The Department of Labor (DOL) banned two Silicon Valley contracting firms used by Apple, eBay, and Cisco from hiring immigrant workers with high-skilled visas for underpaying employees nearly $1,000 a month.
Sunnyvale, California-based contractors Orian Engineers and Scopus Consulting Group improperly classified immigrant employees with H-1B visas as entry level despite them having significant work experience or graduate-level degrees, according to the Labor Department’s two-year investigation.
“Some of the country’s most cutting-edge, successful organizations benefit from underpaid H-1B workers,” said Susana Blanco, director for DOL’s San Francisco-based Wage and Hour Division in a news release. “H-1B workers must be paid local prevailing wages. We will not allow companies to undercut local wages and hurt U.S. workers and businesses who pay their workers fairly.”

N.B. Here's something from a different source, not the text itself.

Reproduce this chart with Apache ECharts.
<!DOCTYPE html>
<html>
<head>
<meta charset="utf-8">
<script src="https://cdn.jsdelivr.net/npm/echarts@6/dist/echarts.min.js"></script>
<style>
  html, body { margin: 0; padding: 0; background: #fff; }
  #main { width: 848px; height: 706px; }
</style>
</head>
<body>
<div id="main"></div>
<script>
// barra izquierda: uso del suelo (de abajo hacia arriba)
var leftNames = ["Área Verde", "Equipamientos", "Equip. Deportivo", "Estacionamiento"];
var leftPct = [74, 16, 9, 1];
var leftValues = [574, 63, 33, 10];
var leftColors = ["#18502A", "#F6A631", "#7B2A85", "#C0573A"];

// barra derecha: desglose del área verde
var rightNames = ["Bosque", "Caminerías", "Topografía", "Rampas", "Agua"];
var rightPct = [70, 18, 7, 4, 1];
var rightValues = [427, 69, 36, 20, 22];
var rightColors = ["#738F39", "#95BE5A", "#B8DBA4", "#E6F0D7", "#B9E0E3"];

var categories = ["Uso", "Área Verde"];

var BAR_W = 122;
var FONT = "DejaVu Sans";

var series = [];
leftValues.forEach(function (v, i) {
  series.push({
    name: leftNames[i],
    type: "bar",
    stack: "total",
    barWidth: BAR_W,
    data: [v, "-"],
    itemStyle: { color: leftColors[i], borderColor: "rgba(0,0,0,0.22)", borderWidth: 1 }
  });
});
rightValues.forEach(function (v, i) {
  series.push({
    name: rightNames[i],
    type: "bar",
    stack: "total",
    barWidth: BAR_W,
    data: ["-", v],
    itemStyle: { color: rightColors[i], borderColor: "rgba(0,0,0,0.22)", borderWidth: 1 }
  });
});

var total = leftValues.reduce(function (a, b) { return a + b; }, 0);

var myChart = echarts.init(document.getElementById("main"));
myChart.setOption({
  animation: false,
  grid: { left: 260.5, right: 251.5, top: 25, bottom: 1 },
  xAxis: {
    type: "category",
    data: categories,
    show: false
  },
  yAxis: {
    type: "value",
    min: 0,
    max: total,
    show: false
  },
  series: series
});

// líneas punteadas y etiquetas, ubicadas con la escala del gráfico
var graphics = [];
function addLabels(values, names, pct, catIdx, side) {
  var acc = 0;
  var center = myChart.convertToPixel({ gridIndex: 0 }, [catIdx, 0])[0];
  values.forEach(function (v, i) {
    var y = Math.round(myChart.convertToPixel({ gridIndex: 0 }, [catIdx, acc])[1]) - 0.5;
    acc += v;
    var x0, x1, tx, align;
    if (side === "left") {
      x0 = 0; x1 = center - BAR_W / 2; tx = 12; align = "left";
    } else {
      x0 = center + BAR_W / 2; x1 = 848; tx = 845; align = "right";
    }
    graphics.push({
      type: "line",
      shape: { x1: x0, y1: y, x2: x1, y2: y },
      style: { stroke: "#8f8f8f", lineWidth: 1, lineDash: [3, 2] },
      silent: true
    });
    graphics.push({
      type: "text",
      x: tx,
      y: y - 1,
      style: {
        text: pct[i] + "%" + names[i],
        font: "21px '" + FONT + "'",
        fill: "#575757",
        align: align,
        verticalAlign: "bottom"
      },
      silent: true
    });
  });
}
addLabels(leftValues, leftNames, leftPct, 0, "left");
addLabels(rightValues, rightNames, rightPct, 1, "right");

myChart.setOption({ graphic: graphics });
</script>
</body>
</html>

A total of 21 workers Apple, eBay, and Cisco hired through the two firms earned only $5,000 of the typically $6,000 monthly wages of non-immigrant workers with the same position, the San Francisco Business Times reported.
But while the tech giants aren’t legally culpable for the wage theft, but they can benefit from contractors’ behavior, according to Michael Eastman, the assistant director of Wage and Hour in DOL’s San Francisco bureau.
“Legally, the responsibility is with the (contractors) … but there’s also the potential for these tech companies to benefit from having these workers underpaid because the supplier charges less,” he told the San Francisco Business Times.
DOL ordered Orian and Scopus to pay $84,000 in back wages along with $103,000 in fines. The firms are also barred from hiring workers with H-1B visas for a year.
Tech companies heavily recruit employees from overseas through the U.S. H-1B visa program for highly skilled workers. The H-1B visa program was created to allow companies to hire the best possible employees worldwide — often when the domestic applicant pool won’t suffice — for the sake of innovation and to stay competitive.
Tech companies have been criticized for abusing the program, hiring a disproportionate amount of employees through the program — a practice that has been criticized as being exploitative to immigrant workers and counterintuitive to the industry’s diversity efforts.
That over-reliance often translates to H-1B employees being underpaid or not paid at all and potentially illegally charged application fees by contracting firms.